In 1976 he took over officially as head of an experimental music laboratory at the Pompidou Center in Paris known acronymically as IRCAM. He has kept a low profile since, shunning most conducting invitations in order to compose in his electronic studio. Has the former enfant terrible, now 60, mellowed? Or does his modernist flame burn as brightly as ever?
American listeners have a chance to judge for themselves. Last week in Los Angeles, Boulez and his crack new-music group, the Ensemble InterContemporain, began a five-city U.S. tour, bringing with them a visionary 45-minute marriage of live performers and computers called Repons (response). It is the first major work by Boulez since 1974, and Repons has propelled him back where he belongs: at the center of music's creative storm.
Once a dedicated foe of the French cultural establishment, Boulez has become his country's unofficial musical czar. Such is his clout that the Institut de Recherche et Coordination Acoustique/Musique commands a disproportionate share of the money that the French government spends on music. Boulez has influenced the design of the flexibly configured concert hall at the Cite de la Musique, La Villette, which will become the new site of the Paris Conservatory of Music in 1989. He is also vice president of the board of the new Opera Bastille, which will become the home of the Paris Opera the same year. There will be two theaters in the complex, a 2,700-seat facility for grand opera and a variable 600-to-1,300-seat theater for early operas and experimental works. Boulez's presence is likely to ensure a place for contemporary music on the Opera's roster, but he is quick to deny any further ambitions. "I am simply helping this new institution to be born," he says.

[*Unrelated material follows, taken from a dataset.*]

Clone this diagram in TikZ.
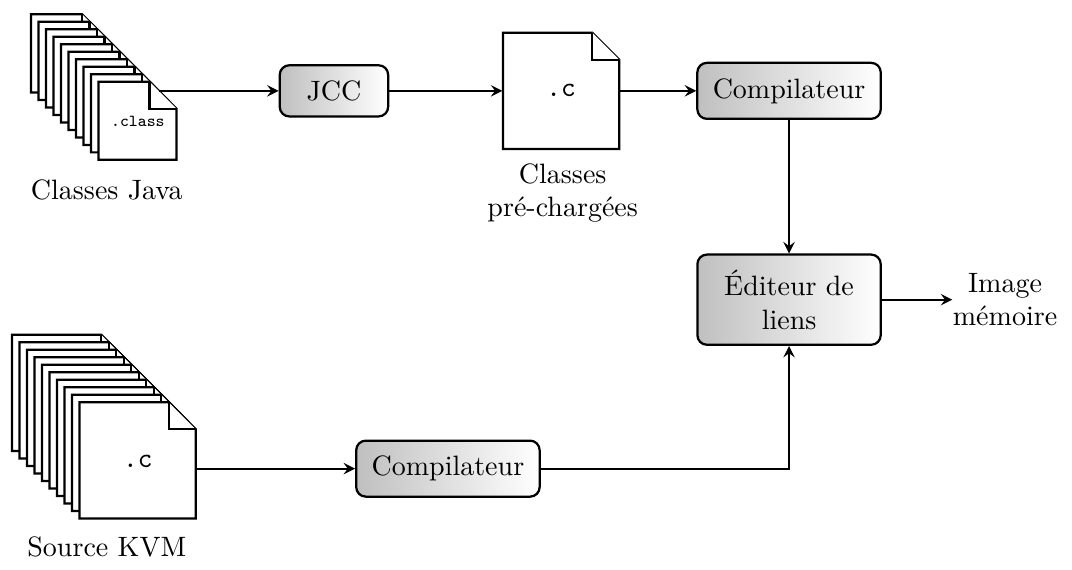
\documentclass[tikz,border=0pt]{standalone}
\usetikzlibrary{arrows,calc,positioning}
\tikzset{>=stealth}
\tikzstyle{proc}=[rectangle,draw=black,thick,rounded corners=0.12cm,left color=gray!50,right color=white,inner sep=5.5pt,align=center]
\tikzstyle{sheet}=[draw=black,fill=white,thick]
\tikzstyle{lbl}=[inner sep=0pt,align=center]

% une feuille avec un coin plie
\def\ear{0.34}
\newcommand{\docpage}[3]{%
    \filldraw[sheet] (#1,#2) -- ++(#3-\ear,0) -- ++(\ear,-\ear) -- ++(0,-#3+\ear) -- ++(-#3,0) -- cycle;
    \draw[sheet] (#1+#3-\ear,#2) -- ++(0,-\ear) -- ++(\ear,0);
}

\begin{document}
\begin{tikzpicture}
    \def \numb {9};
    \def \shift {0.094};
    \useasboundingbox (0,0) rectangle (13.45,-7.14);

    % classes java
    \foreach \i in {0,...,\numb} {
        \docpage{0.39+\i*\shift}{-0.18-\i*\shift}{0.98};
    };
    \node[minimum size=0.98cm,inner sep=0pt,font=\fontsize{6}{7}\selectfont\ttfamily] (jpage) at (1.73,-1.52) {.class};
    \node[lbl] (ljava) at (1.34,-2.38) {Classes Java};
    \coordinate (jout) at (1.99,-1.14);

    % source kvm
    \foreach \i in {0,...,\numb} {
        \docpage{0.15+\i*\shift}{-4.2-\i*\shift}{1.46};
    };
    \node[minimum size=1.46cm,inner sep=0pt,font=\ttfamily] (kpage) at (1.73,-5.79) {.c};
    \node[lbl] (lkvm) at (1.34,-6.86) {Source KVM};

    % classes pre-chargees
    \docpage{6.31}{-0.41}{1.46};
    \node[minimum size=1.46cm,inner sep=0pt,font=\ttfamily] (cpage) at (7.04,-1.14) {.c};
    \node[lbl] (lpre) at (7.06,-2.42) {Classes\\pré-chargées};

    \node[proc,minimum width=1.36cm] (jcc) at (4.19,-1.14) {JCC};
    \node[proc] (comp1) at (9.9,-1.14) {Compilateur};
    \node[proc] (comp2) at (5.62,-5.88) {Compilateur};
    \node[proc,minimum width=2.3cm] (edit) at (9.9,-3.76) {Éditeur de\\liens};
    \node[lbl] (limg) at (12.61,-3.76) {Image\\mémoire};

    \draw[->, thick] (jout) -- (jcc);
    \draw[->, thick] (jcc) -- (cpage);
    \draw[->, thick] (cpage) -- (comp1);
    \draw[->, thick] (comp1) -- (edit);
    \draw[->, thick] (kpage.east |- comp2) -- (comp2);
    \draw[->, thick] (comp2) -| (edit);
    \draw[->, thick] (edit) -- (limg);
\end{tikzpicture}
\end{document}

In other words, Boulez is a pragmatist. At the Philharmonic, he gradually broadened his repertoire to include a variety of musical styles; in opera the would-be dynamiter turned out to be an effective Wagnerian. At his brainchild, IRCAM, Boulez's fellow composers have great stylistic latitude. "I cannot make my personal taste the main criterion," he says. "I am more tolerant than my reputation."